Holocaust Memorial Day
The theme of Holocaust Memorial Day this year is 'Ordinary People' in the Holocaust. I write this through the lens of my Father’s experience as one of those rescued in the Kindertransport operation set up to rescue children from Nazi occupied Europe when brutal realities about what was happening to the Jews and other groups could no longer be ignored
"Some 10 thousand children were rescued and brought to the United Kingdom against the darker background of the 6 million or so Jews who were murdered by the Nazis. This did not happen naturally or without passive bureaucratic resistance. I would like to acknowledge the extraordinary role of the Quakers in persisting with raising the issue with the British authorities and for their work in rescue and – where possible – putting broken families back together.

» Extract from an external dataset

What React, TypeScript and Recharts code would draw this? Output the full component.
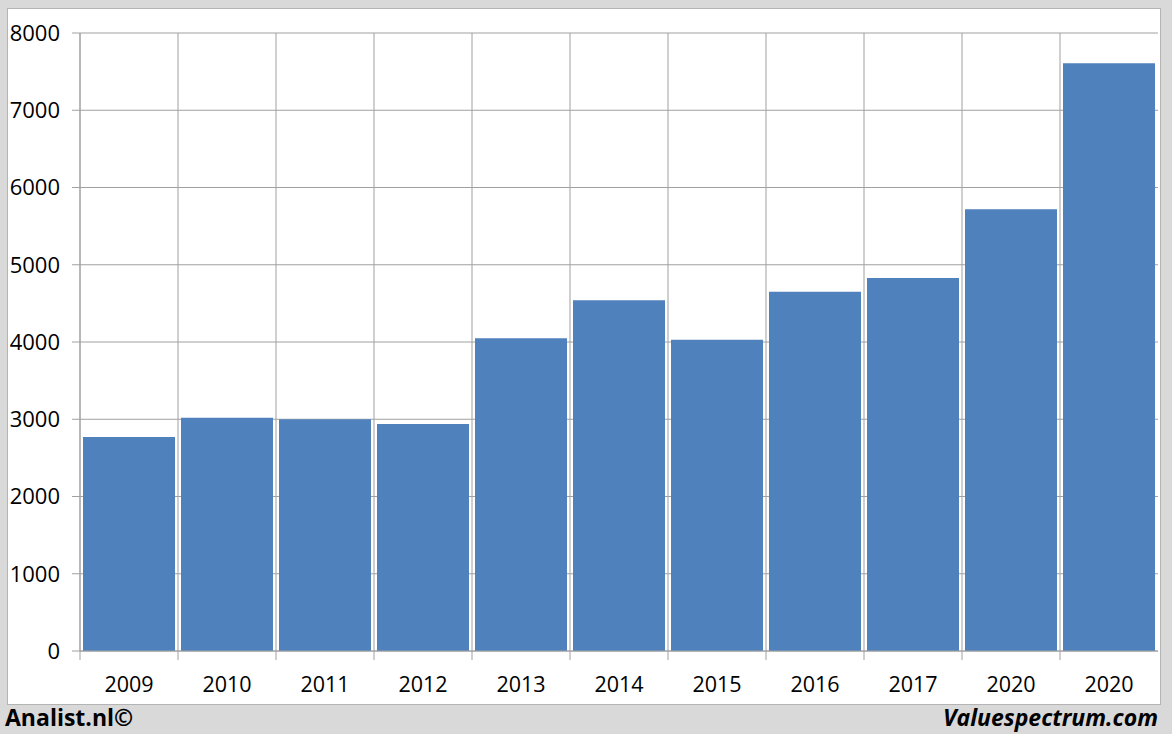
import { BarChart, Bar, XAxis, YAxis, CartesianGrid } from 'recharts';

const years = ['2009', '2010', '2011', '2012', '2013', '2014', '2015', '2016', '2017', '2020', '2020'];
const values = [2770, 3020, 3000, 2940, 4050, 4540, 4030, 4650, 4830, 5720, 7610];
const yTicks = [0, 1000, 2000, 3000, 4000, 5000, 6000, 7000, 8000];

const chartData = years.map((year, i) => ({ id: `c${i}`, year, value: values[i] }));

const FONT = "'Open Sans', 'Liberation Sans', sans-serif";
const GRID = '#a0a0a0';

const YearTick = (props: any) => {
  const { x, y, payload, width, visibleTicksCount } = props;
  const half = payload.offset ?? width / visibleTicksCount / 2;
  const label = years[payload.index ?? 0] ?? '';
  return (
    <g>
      <line x1={x - half} x2={x - half} y1={y} y2={y + 9} stroke={GRID} strokeWidth={1} />
      <text x={x} y={y + 41} textAnchor="middle" fontSize={21.5} fontFamily={FONT} fill="#000">
        {label}
      </text>
    </g>
  );
};

export default function App() {
  return (
    <div style={{ position: 'absolute', left: 0, top: 0, width: 1172, height: 734, background: '#d9d9d9' }}>
      <div
        style={{
          position: 'absolute', left: 7, top: 8, width: 1152, height: 695,
          background: '#fff', border: '1px solid #b4b4b4',
        }}
      />
      <div style={{ position: 'absolute', left: 0, top: 0 }}>
        <BarChart
          width={1172}
          height={734}
          data={chartData}
          margin={{ top: 33, right: 14, bottom: 33, left: 0 }}
          barCategoryGap={3}
        >
          <CartesianGrid
            stroke={GRID}
            verticalCoordinatesGenerator={({ offset }: any) =>
              chartData.map((_, i) => offset.left + (i * offset.width) / chartData.length)
            }
          />
          <XAxis
            dataKey="id"
            height={50}
            axisLine={{ stroke: GRID }}
            tickLine={false}
            tickSize={0}
            tickMargin={0}
            interval={0}
            tick={<YearTick />}
          />
          <YAxis
            width={80}
            domain={[0, 8000]}
            ticks={yTicks}
            interval={0}
            axisLine={{ stroke: GRID }}
            tickLine={{ stroke: GRID }}
            tickSize={8}
            tickMargin={12}
            tick={{ fontSize: 22, fontFamily: FONT, fill: '#000' }}
          />
          <Bar dataKey="value" fill="#4f81bd" isAnimationActive={false} />
        </BarChart>
      </div>
      <div
        style={{
          position: 'absolute', left: 5, top: 701, fontFamily: FONT, fontWeight: 700,
          fontSize: 23, color: '#000',
        }}
      >
        Analist.nl©
      </div>
      <div
        style={{
          position: 'absolute', right: 14, top: 701, fontFamily: FONT, fontWeight: 700,
          fontStyle: 'italic', fontSize: 23, color: '#000',
        }}
      >
        Valuespectrum.com
      </div>
    </div>
  );
}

The real hero for my family and my circle was Sir Nicholas Winton who acted in response to the growing emergency in Czechoslovakia after the “Peace for our time” accord between Neville Chamberlain and Adolf Hitler when Britain and France agreed to Hitler’s demand for the Sudetenland in the Munich accord. This was the region when my dad grew up in a beautiful spa town called Teplitz close to the German border. This is where the aims and ambitions of the Nazi regime collided with my family. My dad was spared the horrors of Kristallnacht as he had already sent to “safety” with an Uncle in Prague where he was later joined by his mother. She brought with her the surviving Jewish girls from the orphanage in Teplitz where she was head teacher. The family planned to emigrate but Nazi extortion on the sale of the family assets meant there was insufficient money left to buy the four exit visas needed for emigration to Palestine. The family were trapped and by that stage there was no mistaking the bleakness of the prospects. The full horror was not yet understood although concentration camps were being put together and Dachau had been holding and murdering political prisoners since 1933".
Sir Nicholas Winton
“It was the decent thing to do”
Nicholas Winton was a young English stockbroker who witnessed the conditions in Prague when a skiing holiday was cancelled because of bad weather in the Alps. He recognized that something must be done and initiated the Kindertransport operation which rescued some 669 children on trains leaving from Prague station. This was no mean feat as it was a race against time as they knew trains would not be allowed to leave when war broke out. Winton even set up a clandestine print shop to generate the visa documentation that he knew would not arrive officially in time.
"My grandmother had to take tranquillizers to get her through the moment of seeing off her son. She – and the rest of the near and wider family and indeed the orphan girls were all swept up in the deportations and eventually perished in Auschwitz.
As a member of the Second Generation I’m conscious of the complexity of Survival and anti-Semitism. Much of the Holocaust Memorial Day discussion dwells on the latent anti-Semitism in Europe and there is a narrative on how ordinary people colluded with the Nazis in delivering their programme.
I think this is wrong or at least incomplete. I do not believe that ordinary people chose to embrace the murder of the 6 million but ordinary people ARE susceptible to manipulation through propaganda starting with ancient hostility from the Church, later Luther, leveraging discontent, envy, fear and prejudice and eventually, compliance through torture and brutality. Nor should it be forgotten that both State and colluders were keen to steal the considerable Jewish wealth – industrial, financial and personal which was there for the taking. Lincoln has its own grim position in mediaeval anti-Semitism as the origin of the blood libel associated with the martyrdom of Little St Hugh.
The complicity of those backward elements closest to Holocaust is not representative of the people as a whole. It seems to me that the real motivation of the Nazi regime was clear – to eradicate the progressive and scientific culture within secular Judaism, starting with Spinoza, which collided with the mysticism and authoritarian interests of the Nazis and of course anything connected with Marxism or Socialism which had largely originated with Jewish thinkers and activists. The rise of socialism was inextricably linked with the secular Jewish intelligentsia, which dared to question the existing world order and proposed an alternative to the forms of Nationalism which had lead to the First World War. The attack on progressive (and largely Jewish) culture reached its apogee with the Book Burning which started in Berlin in 1933 at Bebelplatz, next to Humboldt University and is ironically a seat of modern revisionist and apologist teaching which trivializes the Nazi intent. As the German philosopher Heine had remarked with chilling prescience, “when people start to burn books, then in the end people are also burned”. Not only must the books and the records carrying the virus of ideas be destroyed but so too must the entire population carrying the ideas.
Nicholas Winton remarked, “No one learns anything, that’s the only thing History teaches us”. This might be true if historical truths are lost or a narrative reshaped for the purpose of convenience. Fake news, revisionism and holocaust denial are all part of this. Ideas are dangerous.
If there is anything to be learned from history it is that in an age of spin, fake news and historical revision we have to be scrupulously careful to hold on to evidence based interpretation as the same tensions around Nationalism and war play out in the modern world. Genocide did not end with the Holocaust.
The most vulnerable of all are the children who are separated from family in the turmoil that follows displacement".